- Born: 6 October 1937 Milan, Italy
- Died: 23 May 2019 (aged 81) Certosa di Pavia, Italy
- Occupation: Cartoonist

= Alberico Motta =

Italian cartoonist and illustrator (1937–2019)

Alberico Motta (6 October 1937 - 23 May 2019) was an Italian cartoonist and illustrator.

==Life and career==
Born in Milan, Motta started his career at just 14 years old, collaborating with some children magazines published by Edizioni Alpe. He made his debut as a cartoonist on the magazine Chicchirichì, realizing stories of the title character as well as series created by himself.

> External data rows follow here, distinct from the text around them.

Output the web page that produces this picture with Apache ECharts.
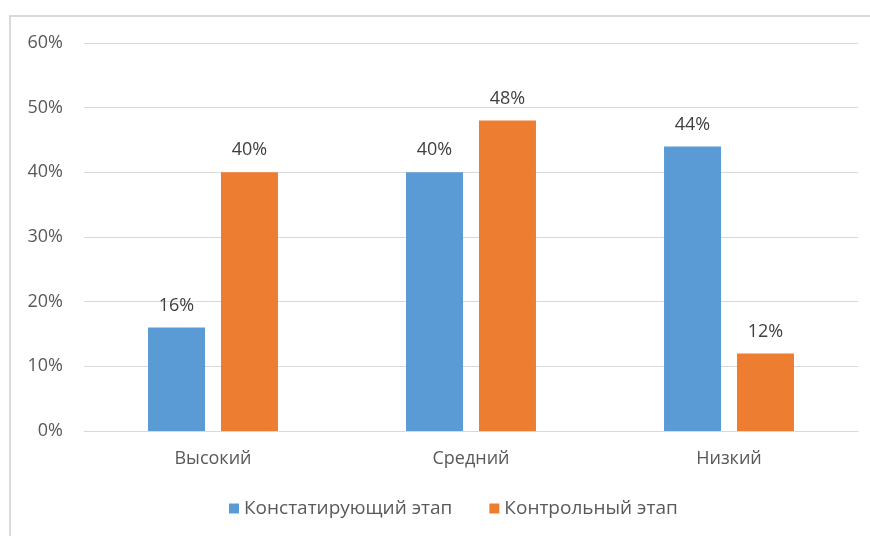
<!DOCTYPE html>
<html>
<head>
<meta charset="utf-8">
<script src="https://cdn.jsdelivr.net/npm/echarts@6/dist/echarts.min.js"></script>
<style>
html, body { margin: 0; padding: 0; background: #fff; }
#main { width: 870px; height: 536px; }
</style>
</head>
<body>
<div id="main"></div>
<script>
"use strict";
var categories = ["Высокий", "Средний", "Низкий"];
var seriesNames = ["Констатирующий этап", "Контрольный этап"];
var stage1 = [16, 40, 44];
var stage2 = [40, 48, 12];
var yTicks = [0, 10, 20, 30, 40, 50, 60];

var font = "'Open Sans', 'Noto Sans', sans-serif";
var chartDom = document.getElementById('main');
var myChart = echarts.init(chartDom);

function barSeries(name, data, color) {
    return {
        name: name,
        type: 'bar',
        data: data,
        barWidth: 57,
        barGap: '28%',
        itemStyle: { color: color },
        label: {
            show: true,
            position: 'top',
            distance: 13,
            formatter: '{c}%',
            color: '#404040',
            fontSize: 18,
            fontFamily: font
        }
    };
}

var option = {
    animation: false,
    textStyle: { fontFamily: font },
    graphic: [{
        type: 'rect',
        shape: { x: 10, y: 16, width: 880, height: 540 },
        style: { fill: 'none', stroke: '#d9d9d9', lineWidth: 2 },
        silent: true
    }],
    grid: { left: 84, right: 12, top: 43, bottom: 105 },
    legend: {
        bottom: 13,
        left: 224,
        itemWidth: 10,
        itemHeight: 10,
        itemGap: 37,
        icon: 'rect',
        textStyle: { color: '#595959', fontSize: 19, fontFamily: font },
        data: seriesNames
    },
    xAxis: {
        type: 'category',
        data: categories,
        axisLine: { lineStyle: { color: '#d9d9d9' } },
        axisTick: { show: false },
        axisLabel: { color: '#595959', fontSize: 18, margin: 19, fontFamily: font }
    },
    yAxis: {
        type: 'value',
        min: yTicks[0],
        max: yTicks[yTicks.length - 1],
        interval: 10,
        axisLine: { show: false },
        axisTick: { show: false },
        splitLine: { lineStyle: { color: '#d9d9d9' } },
        axisLabel: { color: '#595959', fontSize: 18, margin: 21, formatter: '{value}%', fontFamily: font }
    },
    series: [
        barSeries(seriesNames[0], stage1, '#5b9bd5'),
        barSeries(seriesNames[1], stage2, '#ed7d31')
    ]
};
myChart.setOption(option);
</script>
</body>
</html>
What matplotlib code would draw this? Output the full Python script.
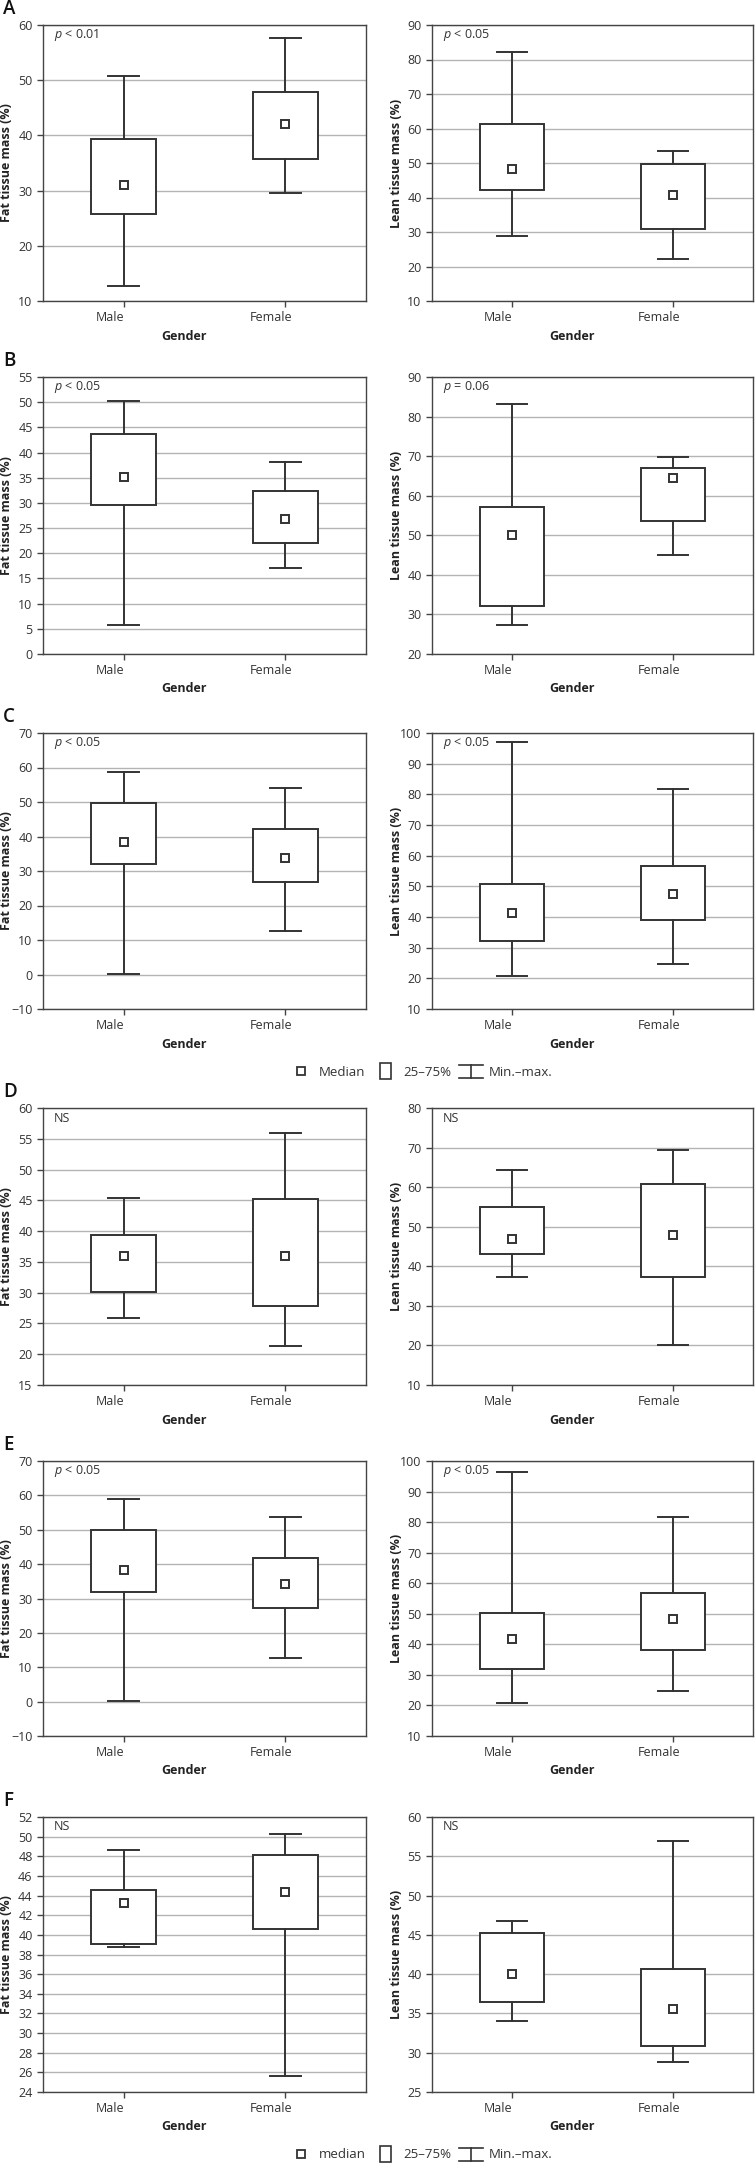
import matplotlib
matplotlib.use('Agg')
import matplotlib.pyplot as plt
import matplotlib.transforms as mtransforms
from matplotlib.lines import Line2D
from matplotlib.patches import Rectangle
from matplotlib.legend_handler import HandlerBase

plt.rcParams['font.family'] = ['Open Sans', 'DejaVu Sans']
plt.rcParams['mathtext.fontset'] = 'custom'
plt.rcParams['mathtext.it'] = 'Open Sans:italic'
plt.rcParams['mathtext.rm'] = 'Open Sans'

groups = ['Male', 'Female']
letters = ['A', 'B', 'C', 'D', 'E', 'F']

# (male, female) per panel
fat_min = [(12.7, 29.6), (5.7, 17.1), (0.1, 12.7), (25.9, 21.4), (0.1, 12.6), (38.8, 25.6)]
fat_q1 = [(25.8, 35.7), (29.5, 22.0), (32.0, 26.9), (30.1, 27.8), (31.9, 27.3), (39.1, 40.6)]
fat_med = [(31.0, 42.1), (35.1, 26.8), (38.4, 33.8), (36.0, 35.9), (38.2, 34.2), (43.2, 44.4)]
fat_q3 = [(39.3, 47.8), (43.6, 32.3), (49.7, 42.2), (39.4, 45.2), (49.9, 41.9), (44.6, 48.1)]
fat_max = [(50.7, 57.7), (50.3, 38.2), (58.7, 54.0), (45.4, 55.9), (58.9, 53.8), (48.6, 50.3)]

lean_min = [(28.8, 22.2), (27.4, 45.1), (20.8, 24.6), (37.3, 20.0), (20.9, 24.7), (34.1, 28.8)]
lean_q1 = [(42.2, 31.0), (32.2, 53.6), (32.2, 38.9), (43.1, 37.3), (32.0, 38.2), (36.5, 30.8)]
lean_med = [(48.4, 40.7), (50.1, 64.5), (41.4, 47.6), (46.8, 48.0), (41.6, 48.3), (40.0, 35.6)]
lean_q3 = [(61.2, 49.8), (57.2, 67.1), (50.9, 56.7), (55.1, 60.7), (50.4, 56.9), (45.3, 40.7)]
lean_max = [(82.2, 53.6), (83.3, 69.8), (97.1, 81.9), (64.4, 69.5), (96.4, 81.7), (46.8, 56.9)]

# y axis (low, high, step)
fat_axis = [(10, 60, 10), (0, 55, 5), (-10, 70, 10), (15, 60, 5), (-10, 70, 10), (24, 52, 2)]
lean_axis = [(10, 90, 10), (20, 90, 10), (10, 100, 10), (10, 80, 10), (10, 100, 10), (25, 60, 5)]

fat_p = [r'$\mathit{p}$ < 0.01', r'$\mathit{p}$ < 0.05', r'$\mathit{p}$ < 0.05', 'NS', r'$\mathit{p}$ < 0.05', 'NS']
lean_p = [r'$\mathit{p}$ < 0.05', r'$\mathit{p}$ = 0.06', r'$\mathit{p}$ < 0.05', 'NS', r'$\mathit{p}$ < 0.05', 'NS']

# panel tops/bottoms in pixels
row_top = [25, 377, 733, 1108, 1461, 1817]
row_bot = [301, 654, 1009, 1385, 1736, 2092]

W, H = 755, 2165
fig = plt.figure(figsize=(W / 100, H / 100), dpi=100)

DARK = '#333333'
GRID = '#b4b4b4'
FS = 9


def draw_panel(ax, mins, q1s, meds, q3s, maxs, axis, ptext, ylabel):
    stats = []
    for i in range(2):
        stats.append(dict(whislo=mins[i], q1=q1s[i], med=meds[i], q3=q3s[i], whishi=maxs[i], fliers=[]))
    ax.bxp(stats, positions=[1, 2], widths=0.4, capwidths=0.19, patch_artist=True,
           boxprops=dict(facecolor='white', edgecolor=DARK, linewidth=1.4),
           whiskerprops=dict(color=DARK, linewidth=1.4),
           capprops=dict(color=DARK, linewidth=1.4),
           medianprops=dict(visible=False), showfliers=False)
    ax.plot([1, 2], meds, linestyle='none', marker='s', markersize=5.5,
            markerfacecolor='white', markeredgecolor=DARK, markeredgewidth=1.4, zorder=5)
    lo, hi, step = axis
    ticks = list(range(lo, hi + 1, step))
    ax.set_ylim(lo, hi)
    ax.set_yticks(ticks)
    ax.set_xlim(0.5, 2.5)
    ax.set_xticks([1, 2])
    ax.set_xticklabels(groups)
    ax.yaxis.grid(True, color=GRID, linewidth=1)
    ax.set_axisbelow(True)
    for s in ax.spines.values():
        s.set_color('#444444')
        s.set_linewidth(1)
    ax.tick_params(axis='both', labelsize=FS, colors='#444444', labelcolor='#333333',
                   length=4, width=1)
    off = mtransforms.ScaledTranslation(-0.14, 0, fig.dpi_scale_trans)
    for lab in ax.get_xticklabels():
        lab.set_transform(lab.get_transform() + off)
    ax.set_ylabel(ylabel, fontsize=FS, fontweight='bold', color='#222222', va='center')
    ax.yaxis.set_label_coords(-36 / ax.bbox.width, 0.5)
    ax.set_xlabel('Gender', fontsize=FS, fontweight='bold', color='#222222', va='center')
    ax.xaxis.set_label_coords(0.435, -35 / ax.bbox.height)
    ax.text(11 / ax.bbox.width, 1 - 10 / ax.bbox.height, ptext, transform=ax.transAxes,
            fontsize=FS, color='#333333', va='center', ha='left')


for r in range(6):
    b = 1 - row_bot[r] / H
    h = (row_bot[r] - row_top[r]) / H
    axL = fig.add_axes([43 / W, b, 323 / W, h])
    axR = fig.add_axes([432 / W, b, 321 / W, h])
    draw_panel(axL, fat_min[r], fat_q1[r], fat_med[r], fat_q3[r], fat_max[r],
               fat_axis[r], fat_p[r], 'Fat tissue mass (%)')
    draw_panel(axR, lean_min[r], lean_q1[r], lean_med[r], lean_q3[r], lean_max[r],
               lean_axis[r], lean_p[r], 'Lean tissue mass (%)')
    fig.text(3 / W, 1 - (row_top[r] - 16) / H, letters[r], fontsize=13.5, fontweight='semibold',
             va='center', ha='left', color='#111111')


class BoxKey:
    pass


class WhiskerKey:
    pass


class BoxHandler(HandlerBase):
    def create_artists(self, legend, orig_handle, xdescent, ydescent, width, height, fontsize, trans):
        w = height * 1.2
        x0 = (width - w) / 2 - xdescent
        rect = Rectangle((x0, -ydescent - 0.35 * height), w, height * 1.7,
                         facecolor='white', edgecolor=DARK, linewidth=1.2, transform=trans)
        return [rect]


class WhiskerHandler(HandlerBase):
    def create_artists(self, legend, orig_handle, xdescent, ydescent, width, height, fontsize, trans):
        cx = width / 2 - xdescent
        hw = width * 0.45
        y0 = -ydescent - 0.3 * height
        y1 = height - ydescent + 0.1 * height
        segs = [([cx - hw, cx + hw], [y1, y1]), ([cx, cx], [y0, y1]), ([cx - hw, cx + hw], [y0, y0])]
        arts = []
        for xs, ys in segs:
            arts.append(Line2D(xs, ys, color=DARK, linewidth=1.2, transform=trans))
        return arts


def add_legend(ycenter, median_label):
    med = Line2D([], [], linestyle='none', marker='s', markersize=6,
                 markerfacecolor='white', markeredgecolor=DARK, markeredgewidth=1.3)
    fig.legend([med, BoxKey(), WhiskerKey()], [median_label, '25–75%', 'Min.–max.'],
               handler_map={BoxKey: BoxHandler(), WhiskerKey: WhiskerHandler()},
               loc='center', bbox_to_anchor=(420 / W, 1 - ycenter / H), ncol=3,
               frameon=False, fontsize=FS + 0.5, handlelength=2.0, handletextpad=0.35,
               columnspacing=0.5, labelcolor='#333333')


add_legend(1072, 'Median')
add_legend(2155, 'median')

fig.savefig('out.png', dpi=100)
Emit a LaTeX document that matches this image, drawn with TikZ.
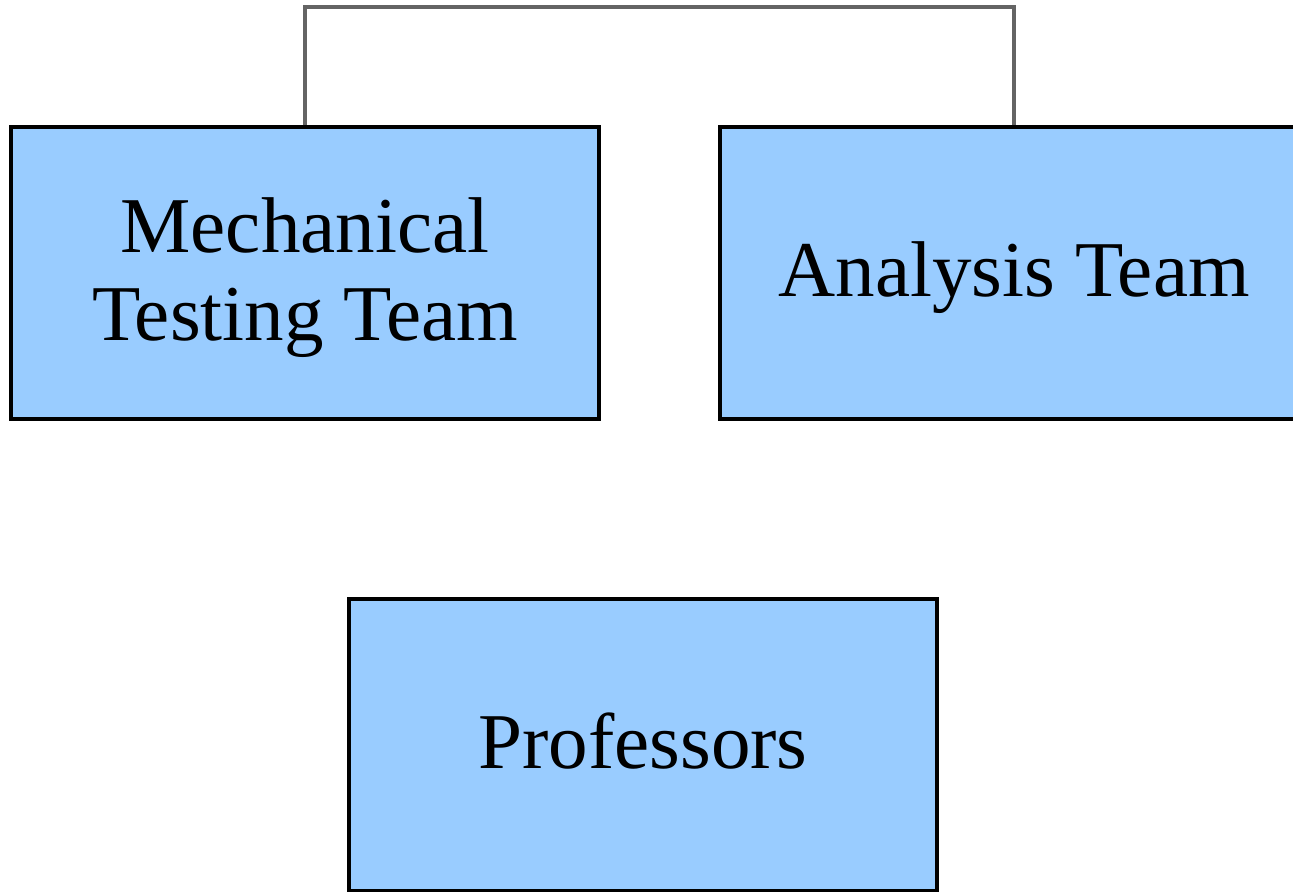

Starting from 1957 Motta started collaborating, both as an artist and more often as a writer, with the major characters of Edizioni Alpe, notably Tiramolla, Cucciolo, Geppo, Nonna Abelarda, Provolino and the Italian-produced comic versions of Popeye ("Braccio di Ferro"), Felix and Tom and Jerry. In 1980 he created the first Italian manga-inspired comic series, Big Robot. In the 1980s he wrote stories for the Walt Disney magazine Topolino and collaborated with the publishing house Epierre. He retired from comics in 1992, to work as an art director in an advertising agency.